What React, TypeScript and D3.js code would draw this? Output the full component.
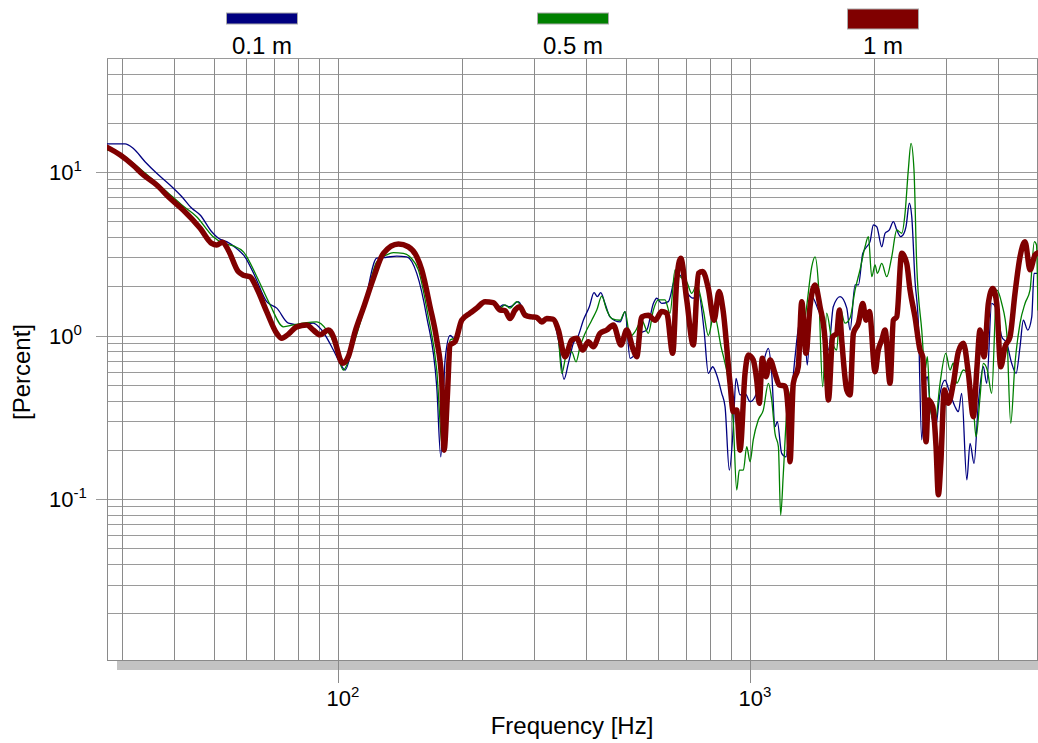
import React from "react";
import * as d3 from "d3";

type Pt = [number, number];

// 0.1 m series: [frequency Hz, percent]
const series01m: Pt[] = [[27.6,14.84],[30.5,14.84],[31.9,13.96],[34.1,11.56],[36.4,9.82],[39.2,8.33],[41.9,7.06],[44.3,6.0],[46.4,5.46],[49.5,4.31],[51.4,3.93],[53.8,3.75],[56.9,3.41],[59.6,3.03],[63.1,2.29],[67.3,1.61],[71.2,1.47],[76.0,1.19],[81.1,1.16],[87.3,1.19],[91.5,1.08],[97.7,0.815],[101.4,0.676],[104.3,0.615],[109.2,0.896],[115.5,1.43],[124.5,2.97],[131.6,3.01],[139.2,3.06],[147.2,3.03],[155.7,2.4],[164.6,1.3],[174.1,0.486],[178.1,0.181],[182.4,0.708],[187.6,1.0],[192.9,0.95],[200.2,1.24],[209.7,1.37],[228,1.61],[238.9,1.59],[248,1.5],[252.2,1.54],[262.2,1.5],[274.6,1.61],[285.2,1.37],[296,1.3],[313,1.24],[333,1.24],[343.6,0.939],[354.6,0.54],[363.3,0.676],[373.6,0.896],[384.2,1.0],[395,1.24],[408.5,1.5],[419.4,1.83],[427.2,1.73],[435.4,1.83],[445.9,1.57],[458.6,1.3],[484.9,1.21],[498.7,1.4],[512.9,0.725],[527.4,0.778],[542.3,1.03],[563,1.08],[584.2,1.57],[595.4,1.69],[612.2,1.57],[635.2,1.61],[659.5,2.24],[678.2,2.34],[704,1.85],[730.4,1.69],[751.1,1.85],[775.5,1.08],[794.3,0.587],[814.1,0.644],[832.5,0.573],[856.1,0.443],[872.1,0.367],[893.2,0.15],[913.4,0.277],[927.2,0.547],[948.2,0.433],[975.2,0.443],[1003,0.394],[1031,0.422],[1060,0.534],[1080,0.676],[1111,0.835],[1132,0.587],[1153,0.277],[1168,0.297],[1197,0.19],[1226,0.181],[1254,0.334],[1290,0.742],[1327,1.24],[1363,1.03],[1381,0.66],[1416,1.73],[1469,1.43],[1525,1.13],[1554,0.815],[1597,1.5],[1659,1.73],[1722,1.47],[1754,1.08],[1804,2.04],[1838,2.04],[1883,3.18],[1925,3.49],[1961,3.75],[1998,4.74],[2036,4.63],[2094,3.49],[2133,4.22],[2185,4.42],[2234,4.97],[2277,4.42],[2328,4.02],[2371,4.22],[2398,4.63],[2443,6.44],[2476,5.33],[2521,2.18],[2569,1.19],[2618,0.23],[2667,0.51],[2702,0.56],[2743,0.385],[2820,0.264],[2900,0.443],[2982,0.534],[3038,0.475],[3154,0.367],[3213,0.342],[3273,0.443],[3368,0.131],[3430,0.219],[3507,0.165],[3592,0.385],[3694,0.644],[3764,0.51],[3870,1.57],[3981,1.43],[4094,0.983],[4211,0.896],[4328,0.676],[4436,0.587],[4535,0.854],[4619,1.24],[4734,1.08],[4842,1.3],[4904,2.4],[5013,2.4]];

// 0.5 m series
const series05m: Pt[] = [[27.6,13.63],[29.7,13.02],[31.9,11.35],[34.1,9.86],[36.4,8.56],[38.5,7.58],[42.2,6.19],[45.5,5.33],[49.9,4.02],[52.7,3.68],[55.9,3.53],[59.1,3.25],[63.7,2.29],[68.6,1.54],[73.9,1.13],[78.1,1.16],[84.2,1.2],[89.0,1.21],[94.1,1.08],[98.6,0.875],[103.3,0.615],[109.2,0.875],[115.5,1.39],[124.5,2.82],[131.6,3.11],[136.6,3.21],[144.5,3.18],[150.8,2.98],[157.1,2.52],[165.8,1.33],[174.1,0.615],[180.0,0.199],[184.4,0.534],[187.6,0.939],[192.9,0.965],[200.2,1.24],[209.7,1.37],[228,1.61],[238.9,1.59],[248,1.47],[255,1.54],[262.2,1.47],[272.3,1.61],[285.2,1.39],[296,1.3],[313,1.24],[333,1.24],[343.6,0.965],[350.2,0.587],[360.1,0.778],[370.2,0.793],[379.2,0.691],[387.8,0.854],[398.8,1.03],[414,1.24],[425.8,1.43],[437.9,1.74],[450.2,1.43],[463,1.27],[484.9,1.24],[498.7,1.4],[512.9,0.983],[527.4,1.055],[547.4,1.24],[568.1,1.03],[584.2,1.43],[600.6,1.65],[623.6,1.65],[641.2,1.37],[659.5,2.52],[678.2,2.29],[704,2.13],[723.9,1.81],[744.5,2.04],[772.4,1.43],[794.3,1.0],[820,1.35],[852.8,0.854],[888.1,0.534],[913.4,0.29],[930.8,0.1135],[944.5,0.15],[966,0.15],[984.5,0.209],[1003,0.169],[1021,0.23],[1050,0.304],[1080,0.35],[1111,0.51],[1132,0.403],[1153,0.252],[1175,0.209],[1190,0.0798],[1208,0.1436],[1231,0.334],[1266,0.486],[1302,0.587],[1339,0.939],[1376,1.5],[1416,2.64],[1442,3.03],[1469,2.09],[1505,0.486],[1539,1.37],[1583,0.939],[1628,0.815],[1659,1.47],[1705,1.19],[1754,1.28],[1804,1.9],[1854,2.52],[1907,3.49],[1943,4.02],[1980,2.29],[2017,2.7],[2043,2.4],[2094,2.76],[2153,2.29],[2214,3.03],[2277,4.42],[2341,4.22],[2385,5.59],[2429,10.3],[2466,14.98],[2507,10.3],[2545,2.76],[2618,1.08],[2667,0.615],[2702,0.742],[2743,0.367],[2820,0.29],[2900,0.51],[2994,0.778],[3067,0.615],[3124,0.679],[3184,0.51],[3304,0.615],[3398,0.565],[3494,0.367],[3547,0.24],[3627,0.422],[3694,0.676],[3777,0.615],[3870,0.443],[3981,1.9],[4094,1.57],[4211,1.03],[4305,0.29],[4409,0.676],[4535,1.19],[4663,1.57],[4796,1.9],[4913,3.75],[4972,3.58],[5013,1.43]];

// 1 m series
const series1m: Pt[] = [[27.6,14.16],[29.7,12.7],[31.9,11.0],[33.8,9.59],[36.4,8.33],[39.2,6.9],[42.2,5.86],[46.4,4.53],[49.5,3.66],[50.9,3.58],[52.6,3.72],[54.3,3.33],[57.4,2.46],[59.1,2.34],[61.3,2.29],[63.7,1.94],[67.3,1.4],[71.2,1.03],[73.2,0.961],[76.0,1.02],[79.6,1.13],[84.2,1.16],[87.3,1.08],[90.7,1.01],[95.0,1.08],[97.7,0.983],[98.6,0.917],[102.9,0.676],[106.2,0.742],[110.3,1.055],[115.5,1.47],[122.2,2.24],[129.2,3.18],[140.5,3.63],[148.5,3.49],[155.7,3.03],[160.1,2.52],[167.7,1.5],[174.1,0.939],[179.0,0.534],[181.4,0.199],[184.7,0.422],[187.6,0.875],[192.9,0.917],[200.2,1.24],[209.7,1.37],[217.7,1.47],[228.0,1.61],[238.9,1.59],[248.0,1.43],[255.0,1.42],[262.2,1.27],[269.6,1.43],[277.3,1.5],[285.2,1.33],[296.0,1.3],[304.4,1.29],[313.0,1.21],[321.9,1.27],[333.0,1.26],[343.6,1.08],[356.7,0.742],[370.2,0.939],[380.7,0.961],[393.6,0.815],[406.1,0.917],[417.7,0.854],[433.6,1.03],[450.2,1.08],[467.1,1.16],[487.6,0.875],[503.4,1.08],[522.4,0.815],[532.4,0.742],[547.4,1.3],[568.1,1.33],[589.7,1.24],[612.2,1.4],[629.5,1.37],[651.0,0.778],[665.7,2.18],[680.8,2.97],[704.0,1.65],[730.4,0.875],[751.1,2.4],[769.8,2.46],[794.3,1.94],[820.0,1.24],[843.4,1.86],[862.4,1.43],[896.7,0.51],[913.4,0.342],[930.8,0.35],[948.2,0.199],[975.2,0.587],[993.3,0.76],[1021,0.708],[1041,0.534],[1056,0.385],[1074,0.725],[1096,0.56],[1122,0.708],[1153,0.587],[1181,0.498],[1219,0.491],[1242,0.334],[1254,0.169],[1277,0.51],[1313,0.644],[1339,1.61],[1371,0.778],[1402,1.5],[1442,2.04],[1483,1.5],[1525,0.939],[1554,0.403],[1592,0.983],[1628,1.03],[1652,1.43],[1674,0.939],[1722,0.464],[1754,0.433],[1787,1.03],[1838,1.19],[1883,1.57],[1918,1.24],[1954,1.4],[2017,0.601],[2054,0.815],[2094,0.939],[2133,1.08],[2193,0.51],[2234,1.24],[2277,1.3],[2341,3.18],[2407,2.76],[2452,1.9],[2521,1.3],[2593,0.815],[2633,0.742],[2682,0.224],[2716,0.403],[2784,0.367],[2836,0.209],[2873,0.106],[2912,0.165],[2971,0.464],[3038,0.385],[3124,0.51],[3213,0.796],[3304,0.896],[3398,0.587],[3494,0.319],[3561,0.615],[3627,1.08],[3709,0.742],[3799,1.57],[3894,1.94],[3981,1.57],[4071,0.644],[4170,0.854],[4288,0.983],[4409,1.81],[4535,3.03],[4663,3.75],[4796,2.52],[4932,3.11],[5013,3.2]];

const seriesNames = ["0.1 m", "0.5 m", "1 m"];
const seriesColors = ["#000080", "#008000", "#800000"];
const seriesWidths = [1.3, 1.3, 5.5];
const seriesData = [series01m, series05m, series1m];
const legendCenters = [262, 573, 883];
const xMajorTicks = [100, 1000];
const xMajorExp = ["2", "3"];
const yMajorTicks = [10, 1, 0.1];
const yMajorExp = ["1", "0", "-1"];

const FONT = "'Liberation Sans', Arial, Helvetica, sans-serif";

export default function App() {
  const W = 1038, H = 743;
  const L = 107, R = 1038, T = 58, B = 660;
  const x = d3.scaleLog().domain([27.57, 5014]).range([L, R]);
  const y = d3.scaleLog().domain([0.01036, 49.8]).range([B, T]);
  const xt = x.ticks().filter((t) => t > 27.6 && t < 5014);
  const yt = y.ticks().filter((t) => t > 0.0104 && t < 49.8);
  const line = d3
    .line<Pt>()
    .x((d) => x(d[0]))
    .y((d) => y(d[1]))
    .curve(d3.curveMonotoneX);

  return (
    <svg
      width={W}
      height={H}
      style={{ position: "absolute", left: 0, top: 0, background: "#fff" }}
      fontFamily={FONT}
    >
      <defs>
        <clipPath id="plotclip">
          <rect x={L} y={T} width={R - L} height={B - T} />
        </clipPath>
      </defs>
      <rect x={0} y={0} width={W} height={H} fill="#fff" />
      {yt.map((t, i) => (
        <line key={"hy" + i} x1={L} x2={R} y1={Math.round(y(t)) + 0.5} y2={Math.round(y(t)) + 0.5} stroke="#9a9a9a" strokeWidth={1} />
      ))}
      {xt.map((t, i) => (
        <line key={"vx" + i} x1={Math.round(x(t)) + 0.5} x2={Math.round(x(t)) + 0.5} y1={T} y2={B} stroke="#8a8a8a" strokeWidth={1} />
      ))}
      <line x1={L + 0.5} x2={L + 0.5} y1={T} y2={B} stroke="#8a8a8a" />
      <line x1={L} x2={R} y1={T + 0.5} y2={T + 0.5} stroke="#9a9a9a" />
      <line x1={L} x2={R} y1={B + 0.5} y2={B + 0.5} stroke="#8a8a8a" />
      <rect x={117} y={661} width={R - 117} height={9} fill="#c3c3c3" />
      {yMajorTicks.map((t, i) => (
        <g key={"ym" + i}>
          <line x1={96} x2={L} y1={Math.round(y(t)) + 0.5} y2={Math.round(y(t)) + 0.5} stroke="#9a9a9a" />
          <text x={49} y={y(t) + 8} fontSize={22} fill="#000">
            10<tspan dy={-9} fontSize={15}>{yMajorExp[i]}</tspan>
          </text>
        </g>
      ))}
      {xMajorTicks.map((t, i) => (
        <g key={"xm" + i}>
          <line x1={Math.round(x(t)) + 0.5} x2={Math.round(x(t)) + 0.5} y1={B} y2={683} stroke="#8a8a8a" />
          <text x={x(t) - 11} y={706} fontSize={22} fill="#000">
            10<tspan dy={-9} fontSize={15}>{xMajorExp[i]}</tspan>
          </text>
        </g>
      ))}
      <text x={572} y={734} fontSize={24} textAnchor="middle" fill="#000">
        Frequency [Hz]
      </text>
      <text transform={`translate(30,372) rotate(-90)`} fontSize={24} textAnchor="middle" fill="#000">
        [Percent]
      </text>
      <g clipPath="url(#plotclip)">
        {seriesData.map((s, i) => (
          <path key={"s" + i} d={line(s) || ""} fill="none" stroke={seriesColors[i]} strokeWidth={seriesWidths[i]} strokeLinejoin="round" strokeLinecap="round" />
        ))}
      </g>
      {seriesNames.map((n, i) => {
        const h = i === 2 ? 20 : 11;
        const yTop = i === 2 ? 9 : 13;
        return (
          <g key={"lg" + i}>
            <rect x={legendCenters[i] - 35.5} y={yTop} width={71} height={h} fill={seriesColors[i]} stroke="#aaa" strokeWidth={1} />
            <text x={legendCenters[i]} y={54} fontSize={24} textAnchor="middle" fill="#000">
              {n}
            </text>
          </g>
        );
      })}
    </svg>
  );
}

* * * * * * * * *

◆ **Task objective**
Restate the data word for word from its first line through the line with "type Pt = [number, number];", leaving out any picture along the way.

◆ **Correct result**
What React, TypeScript and D3.js code would draw this? Output the full component.
import React from "react";
import * as d3 from "d3";

type Pt = [number, number];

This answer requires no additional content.